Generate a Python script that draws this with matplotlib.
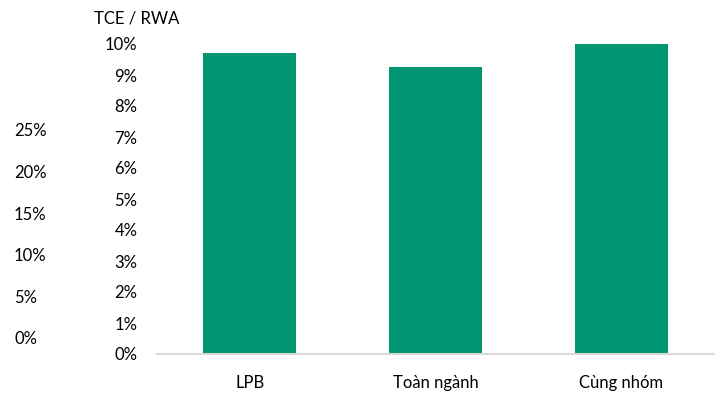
import matplotlib.pyplot as plt

# Data
categories = ["LPB", "Toàn ngành", "Cùng nhóm"]
tce_rwa = [9.7, 9.25, 10.0]
main_ticks = list(range(0, 11))
left_ticks = [0, 5, 10, 15, 20, 25]

plt.rcParams['font.family'] = ['Lato', 'DejaVu Sans']

fig = plt.figure(figsize=(7.24, 3.94), dpi=100)

# Main bar chart
ax = fig.add_axes([157 / 724, 1 - 354 / 394, 557 / 724, 310 / 394])
ax.bar(categories, tce_rwa, width=0.5, color='#009672')
ax.set_xlim(-0.5, 2.5)
ax.set_ylim(0, 10)
ax.set_yticks(main_ticks)
ax.set_yticklabels([f"{t}%" for t in main_ticks])
ax.tick_params(axis='y', length=0, pad=14, labelsize=12)
ax.tick_params(axis='x', length=0, pad=15, labelsize=12)
for s in ['top', 'right', 'left']:
    ax.spines[s].set_visible(False)
ax.spines['bottom'].set_color('#d9d9d9')
ax.spines['bottom'].set_linewidth(1.5)

# Leftover secondary scale on the far left
ax2 = fig.add_axes([14 / 724, 1 - 338 / 394, 0.0001, 208 / 394])
ax2.set_ylim(0, 25)
ax2.set_yticks(left_ticks)
ax2.set_yticklabels([f"{t}%" for t in left_ticks])
ax2.yaxis.tick_right()
ax2.tick_params(axis='y', length=0, pad=0, labelsize=12)
ax2.set_xticks([])
for s in ax2.spines.values():
    s.set_visible(False)
ax2.patch.set_visible(False)

fig.text(137 / 724, 1 - 19 / 394, "TCE / RWA", ha='center', va='center', fontsize=12)

fig.savefig("out.png", dpi=100)
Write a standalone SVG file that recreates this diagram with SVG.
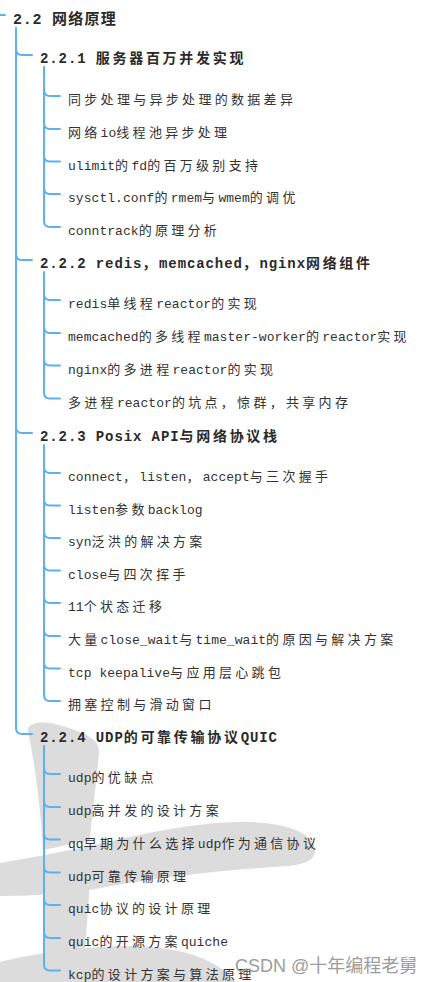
+---+
EXERCISE GOAL:
Exactly restate the lines from the beginning of the data through the line with "fig = plt.figure(figsize=(7.24, 3.94), dpi=100)", and no others, keeping pictures out.

FULL ANSWER:
Generate a Python script that draws this with matplotlib.
import matplotlib.pyplot as plt

# Data
categories = ["LPB", "Toàn ngành", "Cùng nhóm"]
tce_rwa = [9.7, 9.25, 10.0]
main_ticks = list(range(0, 11))
left_ticks = [0, 5, 10, 15, 20, 25]

plt.rcParams['font.family'] = ['Lato', 'DejaVu Sans']

fig = plt.figure(figsize=(7.24, 3.94), dpi=100)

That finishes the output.